After going through two coaches in three years and seeming to warm up on No. 3 when all the second-guessing of Flip Saunders surfaced, it suggests continuing palace intrigue in Detroit.

It goes all the way up to owner Bill Davidson, the beloved "Mr. D," who's so imperious he exiled Isiah Thomas, his favorite of favorites, for telling a newsman that Davidson was about to turn the front office over to him.

Wallace, whose occasional outbursts had always been forgiven (like Shaq's here), was ostensibly in the doghouse for refusing to go into a game. They also thought Ben was slipping, that the new rules didn't let them play their old defense and they had to retool.

Meanwhile, Rasheed Wallace made his silly guarantees as the Cleveland series went from a romp to a nightmare, refused to join a timeout huddle to glare at the referees, played badly and was forgiven because he had a sprained ankle.

Now the Pistons will merely be good and it will be between Flip and Rasheed to see who goes next.

The Chicago Bulls are back. Well, in the East.

Not that anyone is grieving for Plan A, building around preps Tyson Chandler and Eddy Curry, but they just went to B, as in Ben Wallace.

Joining Wallace, 31, is P.J. Brown, 36. Leaving is Chandler, following Curry, both 23.

Under hardest-nosed Scott Skiles, they were the scrappiest little team around. Now their defense will be even better, which should get them into the top four in the East.

Where they go beyond that remains to be seen. The Bulls are still just jump shooters with no one who can post up, draw fouls or score a lot of points. As Dwyane Wade showed the Dallas Mavericks, it's still a superstar's game.

The Hornets put themselves on the map.

This was a major upset, because "player movement" had always meant they were leaving until owner George Shinn became the toast of Oklahoma.

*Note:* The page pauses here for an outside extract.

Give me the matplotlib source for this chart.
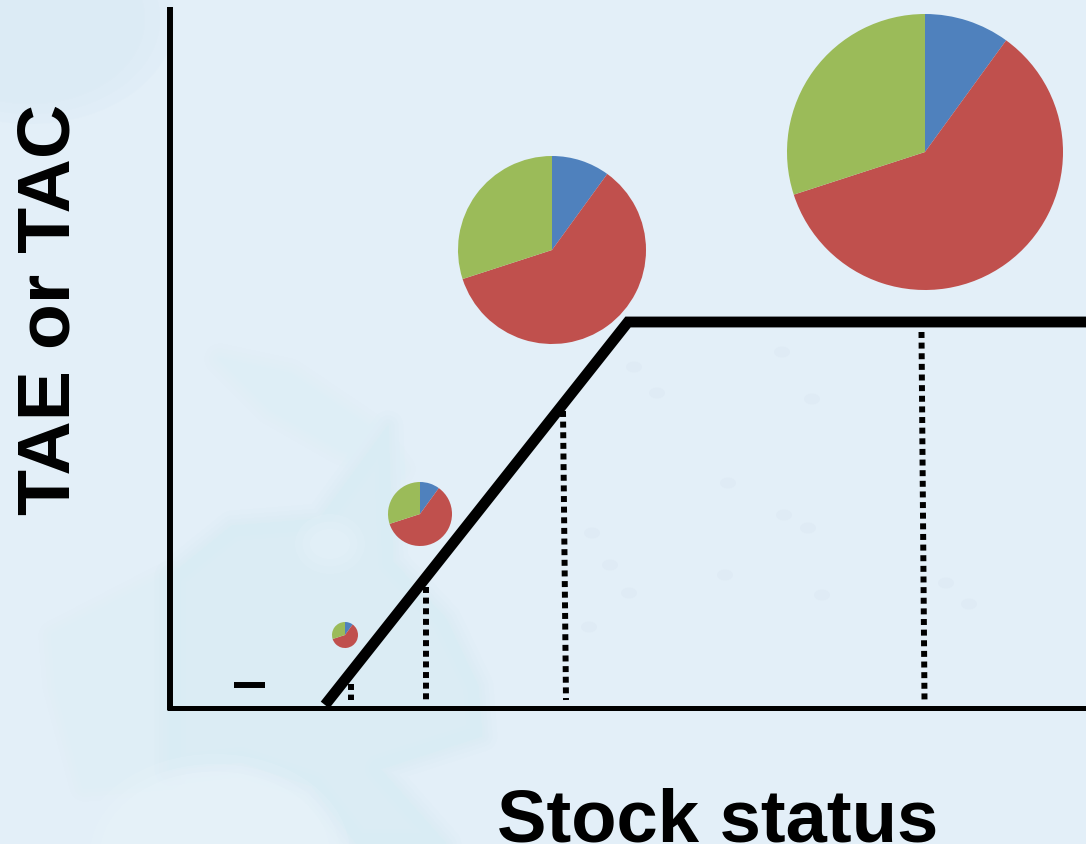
import matplotlib
matplotlib.use("Agg")
import matplotlib.pyplot as plt
from matplotlib.patches import Polygon, Ellipse

# values (pixel scale of the reference)
shares = [10, 60, 30]
share_colors = ["#4f81bd", "#c0504d", "#9bbb59"]

pie_x = [345, 420, 552, 925]
pie_y = [636, 515, 251, 153]
pie_r = [13, 32, 94, 138]

rule_x = [325, 628, 1086]
rule_y = [706, 323, 323]

# dotted lines lean a little in the reference
ref_top_x = [351, 426, 563, 921.5]
ref_bottom_x = [351, 426, 566, 924.5]
ref_top_y = [685, 588, 412, 333]
ref_bottom_y = 701
axis_y = 708.5

# faint map behind the chart
australia_west = [(54, 637), (170, 577), (170, 780), (85, 787), (58, 687)]
australia = [(170, 577), (232, 527), (320, 520), (388, 427), (393, 563), (446, 620),
             (478, 687), (482, 737), (380, 770), (446, 845), (357, 845), (312, 787), (241, 763),
             (170, 771)]
new_guinea = [(220, 360), (290, 375), (367, 427), (400, 470), (340, 450), (270, 410)]
west_coast = [(0, 150), (40, 190), (70, 300), (40, 420), (0, 440)]
island_x = [592, 610, 629, 589, 725, 822, 784, 808, 946, 969, 634, 657, 782, 812, 728]
island_y = [534, 566, 594, 628, 576, 596, 516, 529, 584, 605, 368, 394, 353, 400, 484]


def soft_polygon(ax, points, color, zorder=0):
    # feathered edge: same shape stroked a few times with low alpha
    for lw in [22, 15, 9, 4, 1]:
        ax.add_patch(Polygon(points, fc=color, ec=color, lw=lw, alpha=0.2,
                             joinstyle="round", zorder=zorder))


fig = plt.figure(figsize=(10.86, 8.45), dpi=100, facecolor="#e3eff8")
ax = fig.add_axes([0, 0, 1, 1])

soft_polygon(ax, australia_west, "#dfeef6")
soft_polygon(ax, australia, "#d9ecf4")
soft_polygon(ax, new_guinea, "#deeef6")
soft_polygon(ax, west_coast, "#e7f2f9")
for w, h, a in [(70, 60, 0.3), (55, 45, 0.4), (40, 30, 0.6)]:
    ax.add_patch(Ellipse((330, 545), w, h, fc="#e4f0f8", ec="none", alpha=a, zorder=0.5))
for w, h, a in [(270, 200, 0.3), (250, 180, 0.4), (230, 165, 0.6)]:
    ax.add_patch(Ellipse((215, 855), w, h, fc="#e6f2f9", ec="none", alpha=a, zorder=0.5))
for w, h, a in [(290, 210, 0.3), (260, 190, 0.4), (230, 170, 0.5)]:
    ax.add_patch(Ellipse((30, 20), w, h, fc="#dcebf5", ec="none", alpha=a, zorder=0))
for x, y in zip(island_x, island_y):
    ax.add_patch(Ellipse((x, y), 16, 11, fc="#dde9f3", ec="none", alpha=0.6, zorder=0.5))

# axes
ax.plot([170, 170], [8, axis_y + 2], color="black", lw=4.3, solid_capstyle="butt", zorder=2)
ax.plot([167, 1086], [axis_y, axis_y], color="black", lw=3.6, solid_capstyle="butt", zorder=2)

# harvest control rule
ax.plot(rule_x, rule_y, color="black", lw=7.8, solid_capstyle="butt", solid_joinstyle="miter", zorder=3)
ax.plot([234, 265], [685.5, 685.5], color="black", lw=4.3, solid_capstyle="butt", zorder=3)

# reference points
for x0, x1, top in zip(ref_top_x, ref_bottom_x, ref_top_y):
    ax.plot([x0, x1], [top, ref_bottom_y], color="black", lw=4.3, zorder=2,
            linestyle=(0, (1.0, 0.78)), dash_capstyle="butt")

# pies, y axis is inverted below so counterclock runs clockwise on screen
for x, y, r in zip(pie_x, pie_y, pie_r):
    ax.pie(shares, colors=share_colors, startangle=-90, counterclock=True, center=(x, y), radius=r,
           frame=True, wedgeprops={"linewidth": 0})
ax.set_xlim(0, 1086)
ax.set_ylim(845, 0)
ax.set_aspect("auto")
ax.axis("off")

font = ["Liberation Sans", "DejaVu Sans"]
ax.text(50, 309, "TAE or TAC", rotation=90, ha="center", va="center", family=font, weight="bold",
        fontsize=54.2, color="black")
ax.text(718, 842, "Stock status", ha="center", va="baseline", family=font, weight="bold",
        fontsize=53.5, color="black")

fig.savefig("out.png", dpi=100, facecolor=fig.get_facecolor())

Last season's amazing rise (29-23) was followed by the expected fall (9-21) after which they were expected to go back under their rock. However, adding Chandler, Peja Stojakovic, Bobby Jackson and drafting Hilton Armstrong and Cedric Simmons, they're bigger and deeper. If wonder-rookie Chris Paul keeps coming, they'll be fighting for a playoff slot.

The league is starting to tilt west again.

Despite winning the last two NBA titles, the Eastern powers seem to be slipping as the Western ones retool.


Miami, which just pulled off O'Neal's favorite trick, lying in the weeds all season, will try it again. As in Shaq's Laker days, it gets harder every time.

The Heat is now standing pat to avoid paying luxury tax, which means bringing back venerable Gary Payton to play the fourth quarter when Jason Williams sits.

Coach Pat Riley has yet to say he's coming back and if he's smart, he won't.

Detroit's sun is setting, and Chicago's hasn't risen yet.

The San Antonio Spurs, Mavericks and Phoenix Suns look as if they'll be better than any team in the East. For that matter, the Clippers might be too.


The line for Iverson starts here, or should.

Right now, the leading bidders look like Boston (offering Al Jefferson, Gerald Green, Sebastian Telfair, or anyone but Paul Pierce), Atlanta (Josh Smith, Marvin Williams and/or Al Harrington) and Golden State (pick any three).

Having sat out the Ron Artest fire sale, the Lakers should consider Iverson. His playing for Jackson and alongside Bryant may sound wrong, but they'd better get into the habit of thinking the unthinkable.